When a board reaches end of life, don't landfill it. Some recycling programs exist (check Sustainable Surf's ECOBOARD program). At minimum, remove the fins and leash plug for reuse.
Wax
Standard surf wax is paraffin-based — a petroleum product. Eco-alternatives:
- Matunas — organic, beeswax-based
- Greenfix — natural ingredients, no petrochemicals
- Bubble Gum — some lines are eco-formulated
The wax you scrape off your board shouldn't go in the ocean. Scrape it into a container, let it harden, and bin it.
Beach behavior
- Pick up trash. Not just yours — any trash you see. Carry a small bag to the beach. The "one piece of trash per session" rule is a good minimum.
- Join beach cleanups. Surfrider Foundation, Surfers Against Sewage, and local groups organize regular cleanups. Find one at your beach.
- Don't litter. This seems obvious. It's not universal. Wax wrappers, broken leash strings, and single-use plastic water bottles are common surf litter.
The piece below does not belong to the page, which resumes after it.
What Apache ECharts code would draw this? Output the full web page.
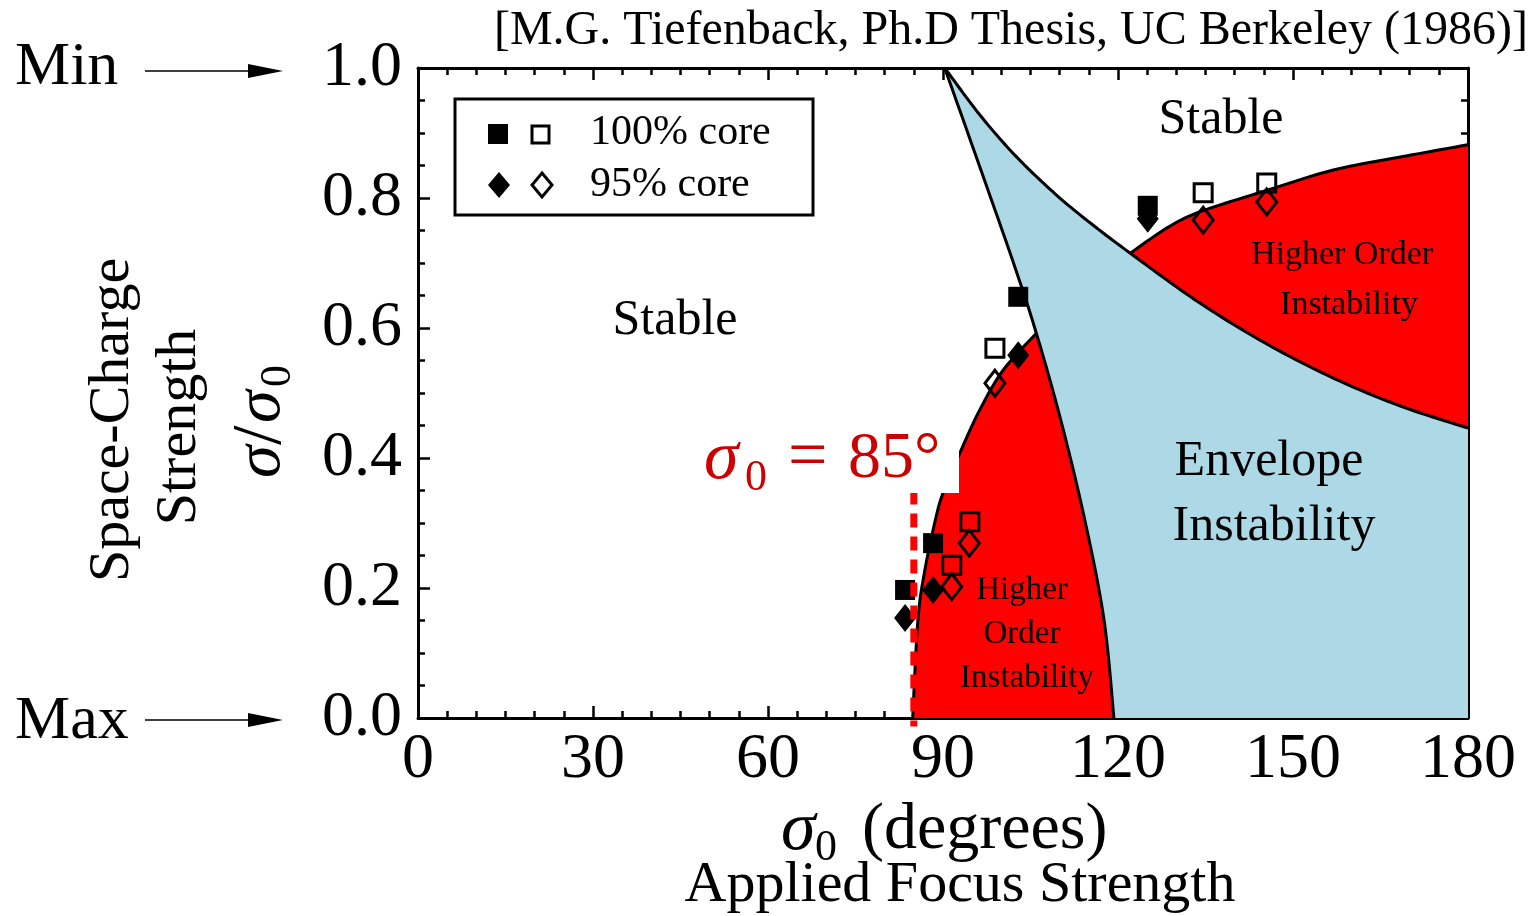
<!DOCTYPE html>
<html>
<head>
<meta charset="utf-8">
<script src="https://cdn.jsdelivr.net/npm/echarts@6/dist/echarts.min.js"></script>
<style>
html, body { margin: 0; padding: 0; background: #fff; }
#host { width: 1533px; height: 916px; }
</style>
</head>
<body>
<div id="host"></div>
<script>
// stability boundaries, [sigma0 (deg), sigma/sigma0]
const envLeft = [[90.3, 1.0], [96.5, 0.843], [102.2, 0.697], [106.0, 0.592], [110.2, 0.458],
  [114.3, 0.305], [117.6, 0.151], [119.3, 0]];
const envTop = [[90.3, 1.0], [96.3, 0.928], [102.0, 0.869], [107.8, 0.818], [113.5, 0.774],
  [122.1, 0.715], [134.1, 0.638], [145.6, 0.575], [156.9, 0.523], [168.4, 0.48], [180, 0.446]];
const redTop = [[122.1, 0.715], [128.4, 0.754], [134.1, 0.779], [145.6, 0.812], [156.9, 0.843],
  [168.4, 0.863], [180, 0.882]];
const redLeft = [[84.8, 0], [85.7, 0.151], [86.9, 0.228], [88.7, 0.305], [90.0, 0.346],
  [92.9, 0.408], [96.3, 0.474], [100.3, 0.535], [106.0, 0.592]];

// measurements
const fullSquare = [[83.5, 0.197], [88.3, 0.269], [102.9, 0.648], [125.1, 0.788]];
const openSquare = [[91.5, 0.235], [94.6, 0.302], [98.9, 0.569], [134.6, 0.808], [145.5, 0.823]];
const fullDiamond = [[83.5, 0.154], [88.3, 0.197], [102.9, 0.558], [125.1, 0.768]];
const openDiamond = [[91.5, 0.202], [94.5, 0.269], [98.9, 0.515], [134.6, 0.766], [145.5, 0.794]];

const cutoff = [[85, 0.35], [85, -0.013]];

const xTickLabels = ["0", "30", "60", "90", "120", "150", "180"];
const yTickLabels = ["0.0", "0.2", "0.4", "0.6", "0.8", "1.0"];

const SERIF = '"Liberation Serif", "Times New Roman", serif';

// catmull-rom through pixel points, so the boundaries come out as curves
function dense(pts) {
  const out = [pts[0]];
  for (let i = 0; i < pts.length - 1; i++) {
    const p0 = pts[Math.max(i - 1, 0)], p1 = pts[i], p2 = pts[i + 1];
    const p3 = pts[Math.min(i + 2, pts.length - 1)];
    for (let k = 1; k <= 12; k++) {
      const t = k / 12, t2 = t * t, t3 = t2 * t;
      out.push([0, 1].map((d) => 0.5 * (2 * p1[d] + (p2[d] - p0[d]) * t
        + (2 * p0[d] - 5 * p1[d] + 4 * p2[d] - p3[d]) * t2
        + (3 * p1[d] - p0[d] - 3 * p2[d] + p3[d]) * t3)));
    }
  }
  return out;
}

function renderZones(params, api) {
  const px = (arr) => dense(arr.map((p) => api.coord(p)));
  const L = px(envLeft), T = px(envTop), R = px(redTop), RL = px(redLeft);
  const cusp = api.coord(redTop[0]);
  const meet = api.coord(redLeft[redLeft.length - 1]);
  const blue = L.concat([api.coord([180, 0])], T.slice().reverse());
  const upper = R.concat(T.filter((p) => p[0] >= cusp[0]).reverse());
  const lower = RL.concat(L.filter((p) => p[1] > meet[1]));
  const fill = (pts, c) => ({ type: "polygon", shape: { points: pts }, style: { fill: c } });
  const stroke = (pts) => ({
    type: "polyline", shape: { points: pts },
    style: { fill: "none", stroke: "#000", lineWidth: 3 },
  });
  return {
    type: "group",
    children: [
      fill(blue, "#add8e6"), fill(upper, "#ff0000"), fill(lower, "#ff0000"),
      stroke(L), stroke(T), stroke(R), stroke(RL),
    ],
  };
}

function axisStyle(pos, showLabel) {
  return {
    type: "value",
    position: pos,
    axisLine: { show: true, onZero: false, lineStyle: { color: "#000", width: 3 } },
    axisTick: { show: true, inside: true, length: 12, lineStyle: { color: "#000", width: 2.5 } },
    minorTick: { show: true, length: 7, lineStyle: { color: "#000", width: 2.5 } },
    splitLine: { show: false },
    axisLabel: { show: showLabel, color: "#000", fontFamily: SERIF, fontSize: 64 },
  };
}

function txt(x, y, text, size, opts) {
  const o = opts || {};
  return {
    type: "text",
    x: x,
    y: y,
    z: 100,
    rotation: o.rotation || 0,
    style: {
      text: text,
      fill: o.color || "#000",
      fontFamily: SERIF,
      fontSize: size,
      fontStyle: o.italic ? "italic" : "normal",
      align: o.align || "center",
      textAlign: o.align || "center",
      verticalAlign: "middle",
      textVerticalAlign: "middle",
    },
  };
}

const xBottom = Object.assign(axisStyle("bottom", true), { min: 0, max: 180, interval: 30 });
xBottom.minorTick.splitNumber = 6;
xBottom.axisLabel.margin = 10;
xBottom.axisLabel.formatter = (v) => xTickLabels[Math.round(v / 30)];
const xTop = Object.assign(axisStyle("top", false), { min: 0, max: 180, interval: 30 });
xTop.minorTick.splitNumber = 6;

const yLeft = Object.assign(axisStyle("left", true), { min: 0, max: 1, interval: 0.2 });
yLeft.minorTick.splitNumber = 4;
yLeft.axisLabel.margin = 16;
yLeft.axisLabel.formatter = (v) => yTickLabels[Math.round(v / 0.2)];
const yRight = Object.assign(axisStyle("right", false), { min: 0, max: 1, interval: 0.2 });
yRight.minorTick.splitNumber = 4;

const chart = echarts.init(document.getElementById("host"));
chart.setOption({
  animation: false,
  backgroundColor: "#fff",
  grid: { left: 418, top: 68, width: 1050, height: 650 },
  xAxis: [xBottom, xTop],
  yAxis: [yLeft, yRight],
  series: [
    { type: "custom", silent: true, z: 1, data: [[0, 0]], renderItem: renderZones },
    {
      type: "scatter", data: fullSquare, symbol: "rect", symbolSize: 20, z: 4,
      itemStyle: { color: "#000", opacity: 1 },
    },
    {
      type: "scatter", data: fullDiamond, symbol: "diamond", symbolSize: [22, 28], z: 4,
      itemStyle: { color: "#000", opacity: 1 },
    },
    {
      type: "scatter", data: openSquare, symbol: "rect", symbolSize: 18, z: 4,
      itemStyle: { color: "rgba(0,0,0,0)", borderColor: "#000", borderWidth: 3, opacity: 1 },
    },
    {
      type: "scatter", data: openDiamond, symbol: "diamond", symbolSize: [20, 26], z: 4,
      itemStyle: { color: "rgba(0,0,0,0)", borderColor: "#000", borderWidth: 3, opacity: 1 },
    },
    {
      type: "line", data: cutoff, symbol: "none", clip: false, z: 5, silent: true,
      lineStyle: { color: "#ff0000", width: 7, type: [14, 9] },
    },
  ],
  graphic: [
    // legend box
    { type: "rect", z: 100, shape: { x: 455, y: 99, width: 358, height: 116 },
      style: { fill: "#fff", stroke: "#000", lineWidth: 3 } },
    { type: "rect", z: 101, shape: { x: 488, y: 124, width: 20, height: 20 }, style: { fill: "#000" } },
    { type: "rect", z: 101, shape: { x: 532, y: 126, width: 17, height: 17 },
      style: { fill: "none", stroke: "#000", lineWidth: 3 } },
    { type: "polygon", z: 101, shape: { points: [[499, 172], [510, 185], [499, 198], [488, 185]] },
      style: { fill: "#000" } },
    { type: "polygon", z: 101, shape: { points: [[542, 173], [552, 185], [542, 197], [532, 185]] },
      style: { fill: "none", stroke: "#000", lineWidth: 3 } },
    txt(590, 133, "100% core", 42, { align: "left" }),
    txt(590, 185, "95% core", 42, { align: "left" }),

    // sigma0 = 85 deg tag
    { type: "rect", z: 99, shape: { x: 696, y: 412, width: 263, height: 81 }, style: { fill: "#fff" } },
    txt(704, 460, "σ", 70, { align: "left", italic: true, color: "#cc0000" }),
    txt(745, 478, "0", 44, { align: "left", color: "#cc0000" }),
    txt(788, 460, "=", 70, { align: "left", color: "#cc0000" }),
    txt(848, 460, "85°", 66, { align: "left", color: "#cc0000" }),

    // region labels
    txt(675, 321, "Stable", 50),
    txt(1221, 120, "Stable", 50),
    txt(1342, 255, "Higher Order", 34),
    txt(1349, 305, "Instability", 34),
    txt(1269, 462, "Envelope", 50),
    txt(1274, 527, "Instability", 50),
    txt(1022, 590, "Higher", 33),
    txt(1022, 634, "Order", 33),
    txt(1027, 678, "Instability", 33),

    // citation
    txt(1528, 31, "[M.G. Tiefenback, Ph.D Thesis, UC Berkeley (1986)]", 48, { align: "right" }),

    // x axis title
    txt(781, 831, "σ", 70, { align: "left", italic: true }),
    txt(815, 848, "0", 44, { align: "left" }),
    txt(862, 831, "(degrees)", 66, { align: "left" }),
    txt(960, 886, "Applied Focus Strength", 58),

    // y axis titles
    txt(113, 420, "Space-Charge", 58, { rotation: Math.PI / 2 }),
    txt(180, 427, "Strength", 58, { rotation: Math.PI / 2 }),
    {
      type: "group", x: 262, y: 409, rotation: Math.PI / 2, z: 100,
      children: [
        txt(-69, 0, "σ", 66, { align: "left", italic: true }),
        txt(-36, 0, "/", 70, { align: "left" }),
        txt(-14, 0, "σ", 66, { align: "left", italic: true }),
        txt(22, 16, "0", 44, { align: "left" }),
      ],
    },

    // Min / Max arrows
    txt(15, 68, "Min", 62, { align: "left" }),
    txt(15, 722, "Max", 62, { align: "left" }),
    { type: "line", z: 100, shape: { x1: 145, y1: 71, x2: 252, y2: 71 }, style: { stroke: "#000", lineWidth: 1.5 } },
    { type: "polygon", z: 100, shape: { points: [[248, 64], [283, 71], [248, 78]] }, style: { fill: "#000" } },
    { type: "line", z: 100, shape: { x1: 145, y1: 720, x2: 252, y2: 720 }, style: { stroke: "#000", lineWidth: 1.5 } },
    { type: "polygon", z: 100, shape: { points: [[248, 713], [283, 720], [248, 727]] }, style: { fill: "#000" } },
  ],
});
</script>
</body>
</html>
- Respect dunes and vegetation. Dune systems protect coastlines from erosion. Stay on paths and boardwalks where they exist.
Travel
Surf travel has a carbon footprint. You can't eliminate it (you need to fly to Bali), but you can reduce it:
- Fly direct. Layovers increase emissions significantly.
- Stay longer. One two-week trip is better than two one-week trips.
- Offset. Carbon offset programs aren't perfect, but they're better than nothing. Some airlines offer it at checkout.
- Support local. Eat at local restaurants, book local instructors, buy from local shops. Your tourism dollars should benefit the community, not international chains.
Organizations to support
- Surfrider Foundation — ocean protection, water quality testing, policy advocacy. Chapters worldwide.
- Surfers Against Sewage — UK-based, expanding globally. Beach cleanups, water quality campaigns, plastic reduction.
- Sustainable Surf — ECOBOARD program certifying sustainable surfboard manufacturing.
- Save The Waves Coalition — protecting surf ecosystems through World Surfing Reserves.
- 5 Gyres — research and advocacy on ocean plastic pollution.
The surfer's responsibility
Surfers are the ocean's constituency. We're the people who notice when the water quality drops, when the reef bleaches, when the beach erodes. That proximity creates a responsibility — not to be perfect environmentalists (nobody is), but to be conscious ones.
Every reef-safe sunscreen choice, every beach cleanup session, every used board purchase adds up. The ocean has given you something valuable. Give some of it back.